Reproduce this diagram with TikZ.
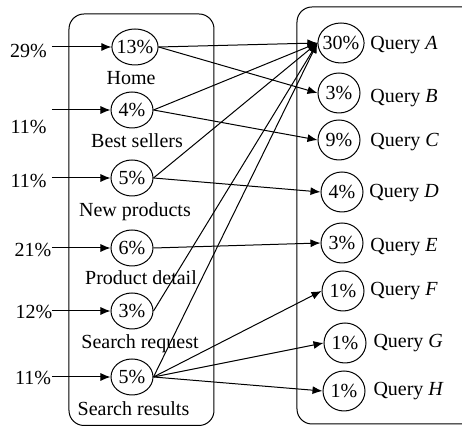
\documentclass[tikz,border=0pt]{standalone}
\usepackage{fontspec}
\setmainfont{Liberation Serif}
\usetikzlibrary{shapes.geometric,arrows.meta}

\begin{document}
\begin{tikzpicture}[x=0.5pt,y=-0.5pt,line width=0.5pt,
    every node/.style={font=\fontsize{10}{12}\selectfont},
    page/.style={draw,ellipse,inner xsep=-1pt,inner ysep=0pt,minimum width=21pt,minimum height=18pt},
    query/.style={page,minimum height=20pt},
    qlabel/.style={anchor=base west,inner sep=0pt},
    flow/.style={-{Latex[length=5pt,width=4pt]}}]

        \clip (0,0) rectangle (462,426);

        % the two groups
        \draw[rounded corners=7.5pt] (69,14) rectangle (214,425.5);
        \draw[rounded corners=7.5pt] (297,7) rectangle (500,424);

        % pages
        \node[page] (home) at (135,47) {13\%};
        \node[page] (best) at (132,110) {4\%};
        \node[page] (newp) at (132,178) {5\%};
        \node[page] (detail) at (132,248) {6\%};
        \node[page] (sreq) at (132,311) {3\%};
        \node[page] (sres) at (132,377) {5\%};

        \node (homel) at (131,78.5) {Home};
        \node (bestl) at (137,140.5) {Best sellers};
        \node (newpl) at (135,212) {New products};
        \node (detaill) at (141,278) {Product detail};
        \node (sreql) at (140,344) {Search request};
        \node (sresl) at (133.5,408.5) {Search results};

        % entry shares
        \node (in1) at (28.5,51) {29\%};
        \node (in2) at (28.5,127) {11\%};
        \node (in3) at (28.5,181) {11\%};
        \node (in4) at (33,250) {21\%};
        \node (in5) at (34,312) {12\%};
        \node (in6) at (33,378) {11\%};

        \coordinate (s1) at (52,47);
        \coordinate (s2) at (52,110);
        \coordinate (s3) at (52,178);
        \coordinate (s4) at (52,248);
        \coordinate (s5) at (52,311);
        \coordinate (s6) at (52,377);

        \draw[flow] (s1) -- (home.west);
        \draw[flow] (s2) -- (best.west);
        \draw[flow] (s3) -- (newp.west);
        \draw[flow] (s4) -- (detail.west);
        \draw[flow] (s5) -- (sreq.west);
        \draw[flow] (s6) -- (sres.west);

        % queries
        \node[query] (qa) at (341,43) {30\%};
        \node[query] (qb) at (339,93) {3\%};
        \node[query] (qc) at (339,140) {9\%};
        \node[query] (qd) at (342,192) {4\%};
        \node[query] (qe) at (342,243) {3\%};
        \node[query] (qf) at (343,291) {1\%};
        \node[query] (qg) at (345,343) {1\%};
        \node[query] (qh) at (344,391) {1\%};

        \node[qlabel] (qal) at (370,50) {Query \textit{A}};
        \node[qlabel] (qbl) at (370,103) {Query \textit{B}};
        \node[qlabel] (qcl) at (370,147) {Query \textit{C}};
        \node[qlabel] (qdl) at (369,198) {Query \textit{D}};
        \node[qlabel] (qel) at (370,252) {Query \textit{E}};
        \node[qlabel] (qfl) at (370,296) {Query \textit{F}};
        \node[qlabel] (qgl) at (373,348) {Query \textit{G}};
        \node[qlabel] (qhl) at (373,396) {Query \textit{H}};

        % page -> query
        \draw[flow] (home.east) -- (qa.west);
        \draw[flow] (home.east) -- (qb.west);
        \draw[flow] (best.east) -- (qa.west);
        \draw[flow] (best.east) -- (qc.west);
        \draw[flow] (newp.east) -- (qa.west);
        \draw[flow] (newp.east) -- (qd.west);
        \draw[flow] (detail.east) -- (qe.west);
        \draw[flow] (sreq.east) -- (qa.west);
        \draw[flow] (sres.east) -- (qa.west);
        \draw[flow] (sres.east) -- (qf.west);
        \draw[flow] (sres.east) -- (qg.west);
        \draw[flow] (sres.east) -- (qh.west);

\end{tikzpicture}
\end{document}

Task directions: Take the listing above and restate it word for word, without its pictures.

Task result:
Reproduce this diagram with TikZ.
\documentclass[tikz,border=0pt]{standalone}
\usepackage{fontspec}
\setmainfont{Liberation Serif}
\usetikzlibrary{shapes.geometric,arrows.meta}

\begin{document}
\begin{tikzpicture}[x=0.5pt,y=-0.5pt,line width=0.5pt,
    every node/.style={font=\fontsize{10}{12}\selectfont},
    page/.style={draw,ellipse,inner xsep=-1pt,inner ysep=0pt,minimum width=21pt,minimum height=18pt},
    query/.style={page,minimum height=20pt},
    qlabel/.style={anchor=base west,inner sep=0pt},
    flow/.style={-{Latex[length=5pt,width=4pt]}}]

        \clip (0,0) rectangle (462,426);

        % the two groups
        \draw[rounded corners=7.5pt] (69,14) rectangle (214,425.5);
        \draw[rounded corners=7.5pt] (297,7) rectangle (500,424);

        % pages
        \node[page] (home) at (135,47) {13\%};
        \node[page] (best) at (132,110) {4\%};
        \node[page] (newp) at (132,178) {5\%};
        \node[page] (detail) at (132,248) {6\%};
        \node[page] (sreq) at (132,311) {3\%};
        \node[page] (sres) at (132,377) {5\%};

        \node (homel) at (131,78.5) {Home};
        \node (bestl) at (137,140.5) {Best sellers};
        \node (newpl) at (135,212) {New products};
        \node (detaill) at (141,278) {Product detail};
        \node (sreql) at (140,344) {Search request};
        \node (sresl) at (133.5,408.5) {Search results};

        % entry shares
        \node (in1) at (28.5,51) {29\%};
        \node (in2) at (28.5,127) {11\%};
        \node (in3) at (28.5,181) {11\%};
        \node (in4) at (33,250) {21\%};
        \node (in5) at (34,312) {12\%};
        \node (in6) at (33,378) {11\%};

        \coordinate (s1) at (52,47);
        \coordinate (s2) at (52,110);
        \coordinate (s3) at (52,178);
        \coordinate (s4) at (52,248);
        \coordinate (s5) at (52,311);
        \coordinate (s6) at (52,377);

        \draw[flow] (s1) -- (home.west);
        \draw[flow] (s2) -- (best.west);
        \draw[flow] (s3) -- (newp.west);
        \draw[flow] (s4) -- (detail.west);
        \draw[flow] (s5) -- (sreq.west);
        \draw[flow] (s6) -- (sres.west);

        % queries
        \node[query] (qa) at (341,43) {30\%};
        \node[query] (qb) at (339,93) {3\%};
        \node[query] (qc) at (339,140) {9\%};
        \node[query] (qd) at (342,192) {4\%};
        \node[query] (qe) at (342,243) {3\%};
        \node[query] (qf) at (343,291) {1\%};
        \node[query] (qg) at (345,343) {1\%};
        \node[query] (qh) at (344,391) {1\%};

        \node[qlabel] (qal) at (370,50) {Query \textit{A}};
        \node[qlabel] (qbl) at (370,103) {Query \textit{B}};
        \node[qlabel] (qcl) at (370,147) {Query \textit{C}};
        \node[qlabel] (qdl) at (369,198) {Query \textit{D}};
        \node[qlabel] (qel) at (370,252) {Query \textit{E}};
        \node[qlabel] (qfl) at (370,296) {Query \textit{F}};
        \node[qlabel] (qgl) at (373,348) {Query \textit{G}};
        \node[qlabel] (qhl) at (373,396) {Query \textit{H}};

        % page -> query
        \draw[flow] (home.east) -- (qa.west);
        \draw[flow] (home.east) -- (qb.west);
        \draw[flow] (best.east) -- (qa.west);
        \draw[flow] (best.east) -- (qc.west);
        \draw[flow] (newp.east) -- (qa.west);
        \draw[flow] (newp.east) -- (qd.west);
        \draw[flow] (detail.east) -- (qe.west);
        \draw[flow] (sreq.east) -- (qa.west);
        \draw[flow] (sres.east) -- (qa.west);
        \draw[flow] (sres.east) -- (qf.west);
        \draw[flow] (sres.east) -- (qg.west);
        \draw[flow] (sres.east) -- (qh.west);

\end{tikzpicture}
\end{document}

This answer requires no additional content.